#### Set problem:
Within the records below, find each line that holds the string "chart", then copy it.

======

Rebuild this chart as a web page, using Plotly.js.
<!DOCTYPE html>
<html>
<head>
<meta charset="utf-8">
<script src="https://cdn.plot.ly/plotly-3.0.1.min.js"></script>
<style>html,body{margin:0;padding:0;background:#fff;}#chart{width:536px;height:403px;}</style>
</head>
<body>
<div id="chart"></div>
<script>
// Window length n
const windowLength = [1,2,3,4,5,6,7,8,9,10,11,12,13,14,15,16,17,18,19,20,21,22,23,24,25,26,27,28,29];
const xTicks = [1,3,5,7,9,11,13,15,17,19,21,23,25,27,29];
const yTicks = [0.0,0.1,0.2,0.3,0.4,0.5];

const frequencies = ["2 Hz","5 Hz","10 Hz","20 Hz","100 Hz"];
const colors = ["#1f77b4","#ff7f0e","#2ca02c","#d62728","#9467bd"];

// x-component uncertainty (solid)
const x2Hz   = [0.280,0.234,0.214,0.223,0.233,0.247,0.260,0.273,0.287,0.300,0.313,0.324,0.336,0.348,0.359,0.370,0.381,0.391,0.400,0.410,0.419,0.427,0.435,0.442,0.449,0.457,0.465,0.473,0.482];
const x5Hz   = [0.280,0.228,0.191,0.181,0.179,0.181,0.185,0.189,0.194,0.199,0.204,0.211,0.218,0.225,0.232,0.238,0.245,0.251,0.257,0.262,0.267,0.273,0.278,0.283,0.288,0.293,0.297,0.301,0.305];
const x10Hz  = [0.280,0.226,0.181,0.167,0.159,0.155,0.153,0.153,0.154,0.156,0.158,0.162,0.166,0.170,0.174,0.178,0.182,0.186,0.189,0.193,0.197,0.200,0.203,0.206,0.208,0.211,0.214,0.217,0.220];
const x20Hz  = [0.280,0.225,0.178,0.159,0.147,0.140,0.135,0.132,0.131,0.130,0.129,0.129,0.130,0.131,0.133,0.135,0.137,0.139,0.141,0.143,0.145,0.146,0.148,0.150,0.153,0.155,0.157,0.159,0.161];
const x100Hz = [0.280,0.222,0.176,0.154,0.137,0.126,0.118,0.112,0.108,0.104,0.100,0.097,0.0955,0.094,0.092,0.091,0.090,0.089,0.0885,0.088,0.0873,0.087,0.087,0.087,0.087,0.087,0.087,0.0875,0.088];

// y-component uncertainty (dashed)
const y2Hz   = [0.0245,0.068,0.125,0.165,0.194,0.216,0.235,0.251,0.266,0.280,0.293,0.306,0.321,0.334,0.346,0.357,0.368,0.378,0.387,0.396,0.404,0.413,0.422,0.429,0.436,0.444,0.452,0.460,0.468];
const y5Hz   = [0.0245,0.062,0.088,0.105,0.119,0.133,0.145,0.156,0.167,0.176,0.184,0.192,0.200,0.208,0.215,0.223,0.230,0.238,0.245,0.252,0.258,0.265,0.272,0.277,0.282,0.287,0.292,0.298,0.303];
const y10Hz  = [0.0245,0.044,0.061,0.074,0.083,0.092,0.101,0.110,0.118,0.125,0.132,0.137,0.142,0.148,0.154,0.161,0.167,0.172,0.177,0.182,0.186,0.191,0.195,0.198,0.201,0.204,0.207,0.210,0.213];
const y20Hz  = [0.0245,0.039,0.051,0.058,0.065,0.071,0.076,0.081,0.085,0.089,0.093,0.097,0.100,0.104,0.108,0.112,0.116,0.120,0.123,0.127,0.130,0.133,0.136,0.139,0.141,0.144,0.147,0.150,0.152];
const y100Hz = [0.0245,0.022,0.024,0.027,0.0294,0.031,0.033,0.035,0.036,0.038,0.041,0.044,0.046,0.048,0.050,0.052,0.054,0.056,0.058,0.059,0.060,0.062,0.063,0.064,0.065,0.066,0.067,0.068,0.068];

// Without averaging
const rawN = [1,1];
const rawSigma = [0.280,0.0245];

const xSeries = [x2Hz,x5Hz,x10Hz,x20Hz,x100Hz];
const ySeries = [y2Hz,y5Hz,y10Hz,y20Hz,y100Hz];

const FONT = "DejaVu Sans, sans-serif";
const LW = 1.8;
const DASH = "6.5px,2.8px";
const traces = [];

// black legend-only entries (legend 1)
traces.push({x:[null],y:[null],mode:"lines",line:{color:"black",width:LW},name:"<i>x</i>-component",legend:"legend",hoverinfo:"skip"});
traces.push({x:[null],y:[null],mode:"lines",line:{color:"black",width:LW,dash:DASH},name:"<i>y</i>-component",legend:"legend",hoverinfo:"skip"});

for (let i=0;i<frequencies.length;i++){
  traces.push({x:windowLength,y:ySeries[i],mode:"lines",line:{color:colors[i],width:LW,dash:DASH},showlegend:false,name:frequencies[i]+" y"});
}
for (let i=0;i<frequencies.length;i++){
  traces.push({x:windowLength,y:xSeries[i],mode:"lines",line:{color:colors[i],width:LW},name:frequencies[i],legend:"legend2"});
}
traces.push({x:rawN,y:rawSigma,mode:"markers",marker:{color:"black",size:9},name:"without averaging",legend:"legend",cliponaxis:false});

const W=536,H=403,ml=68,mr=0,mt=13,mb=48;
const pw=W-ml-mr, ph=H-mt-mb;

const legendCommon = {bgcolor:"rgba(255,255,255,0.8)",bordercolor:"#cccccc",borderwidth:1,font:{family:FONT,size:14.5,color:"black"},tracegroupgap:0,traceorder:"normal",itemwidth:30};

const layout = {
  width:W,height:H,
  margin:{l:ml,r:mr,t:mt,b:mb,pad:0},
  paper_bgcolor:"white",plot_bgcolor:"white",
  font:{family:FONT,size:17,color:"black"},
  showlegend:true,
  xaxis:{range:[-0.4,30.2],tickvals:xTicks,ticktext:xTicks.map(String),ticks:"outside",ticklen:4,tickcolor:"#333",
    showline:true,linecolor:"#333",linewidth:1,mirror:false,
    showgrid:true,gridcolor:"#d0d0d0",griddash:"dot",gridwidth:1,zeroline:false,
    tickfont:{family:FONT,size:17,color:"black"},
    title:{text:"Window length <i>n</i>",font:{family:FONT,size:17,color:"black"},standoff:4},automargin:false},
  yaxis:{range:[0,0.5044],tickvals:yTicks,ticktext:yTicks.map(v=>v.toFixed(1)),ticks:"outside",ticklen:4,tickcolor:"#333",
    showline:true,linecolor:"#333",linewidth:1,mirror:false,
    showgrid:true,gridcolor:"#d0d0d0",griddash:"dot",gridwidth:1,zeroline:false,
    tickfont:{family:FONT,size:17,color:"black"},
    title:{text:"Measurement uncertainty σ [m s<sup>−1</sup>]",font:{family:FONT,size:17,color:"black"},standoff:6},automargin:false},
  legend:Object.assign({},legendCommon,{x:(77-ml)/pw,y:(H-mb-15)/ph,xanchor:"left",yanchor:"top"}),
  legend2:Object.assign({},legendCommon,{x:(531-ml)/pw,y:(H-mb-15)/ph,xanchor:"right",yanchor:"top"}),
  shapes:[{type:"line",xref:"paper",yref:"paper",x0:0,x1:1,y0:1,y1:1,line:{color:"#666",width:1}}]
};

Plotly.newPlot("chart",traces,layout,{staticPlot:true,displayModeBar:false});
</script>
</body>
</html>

======

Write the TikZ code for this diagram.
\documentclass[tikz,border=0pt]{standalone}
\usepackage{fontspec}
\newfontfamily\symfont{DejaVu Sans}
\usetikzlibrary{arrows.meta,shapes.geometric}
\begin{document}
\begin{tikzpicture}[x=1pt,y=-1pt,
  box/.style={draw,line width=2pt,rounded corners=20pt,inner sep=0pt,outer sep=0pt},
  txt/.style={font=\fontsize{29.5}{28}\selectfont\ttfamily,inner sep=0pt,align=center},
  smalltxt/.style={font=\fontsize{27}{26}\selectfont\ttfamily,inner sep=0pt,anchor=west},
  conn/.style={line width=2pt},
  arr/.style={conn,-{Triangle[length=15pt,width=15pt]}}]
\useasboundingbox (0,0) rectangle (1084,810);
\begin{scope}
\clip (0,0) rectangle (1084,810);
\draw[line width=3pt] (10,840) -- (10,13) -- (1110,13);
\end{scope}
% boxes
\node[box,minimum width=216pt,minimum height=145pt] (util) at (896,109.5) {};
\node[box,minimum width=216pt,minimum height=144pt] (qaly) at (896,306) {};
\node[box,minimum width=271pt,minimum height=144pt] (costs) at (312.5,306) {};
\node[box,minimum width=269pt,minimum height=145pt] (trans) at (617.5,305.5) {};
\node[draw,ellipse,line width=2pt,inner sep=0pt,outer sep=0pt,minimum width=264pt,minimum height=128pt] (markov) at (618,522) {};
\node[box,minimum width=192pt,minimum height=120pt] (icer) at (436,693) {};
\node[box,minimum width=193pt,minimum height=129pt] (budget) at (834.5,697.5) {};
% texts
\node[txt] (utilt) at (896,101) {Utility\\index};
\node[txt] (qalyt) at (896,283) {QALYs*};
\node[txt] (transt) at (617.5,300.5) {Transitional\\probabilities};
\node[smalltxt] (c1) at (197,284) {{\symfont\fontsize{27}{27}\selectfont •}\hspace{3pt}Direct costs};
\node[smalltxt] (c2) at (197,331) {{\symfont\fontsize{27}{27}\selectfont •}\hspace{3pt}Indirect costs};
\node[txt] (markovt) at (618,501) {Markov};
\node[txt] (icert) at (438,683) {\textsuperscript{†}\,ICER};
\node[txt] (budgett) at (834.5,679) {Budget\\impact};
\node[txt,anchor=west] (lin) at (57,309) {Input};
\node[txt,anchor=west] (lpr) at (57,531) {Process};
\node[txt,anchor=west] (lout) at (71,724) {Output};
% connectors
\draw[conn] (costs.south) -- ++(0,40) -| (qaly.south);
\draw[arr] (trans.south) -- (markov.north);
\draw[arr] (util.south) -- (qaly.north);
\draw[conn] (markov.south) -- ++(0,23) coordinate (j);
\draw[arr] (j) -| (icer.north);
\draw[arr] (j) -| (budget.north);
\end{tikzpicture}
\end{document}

======

#### Result for this task:
Rebuild this chart as a web page, using Plotly.js.
<style>html,body{margin:0;padding:0;background:#fff;}#chart{width:536px;height:403px;}</style>
<div id="chart"></div>
Plotly.newPlot("chart",traces,layout,{staticPlot:true,displayModeBar:false});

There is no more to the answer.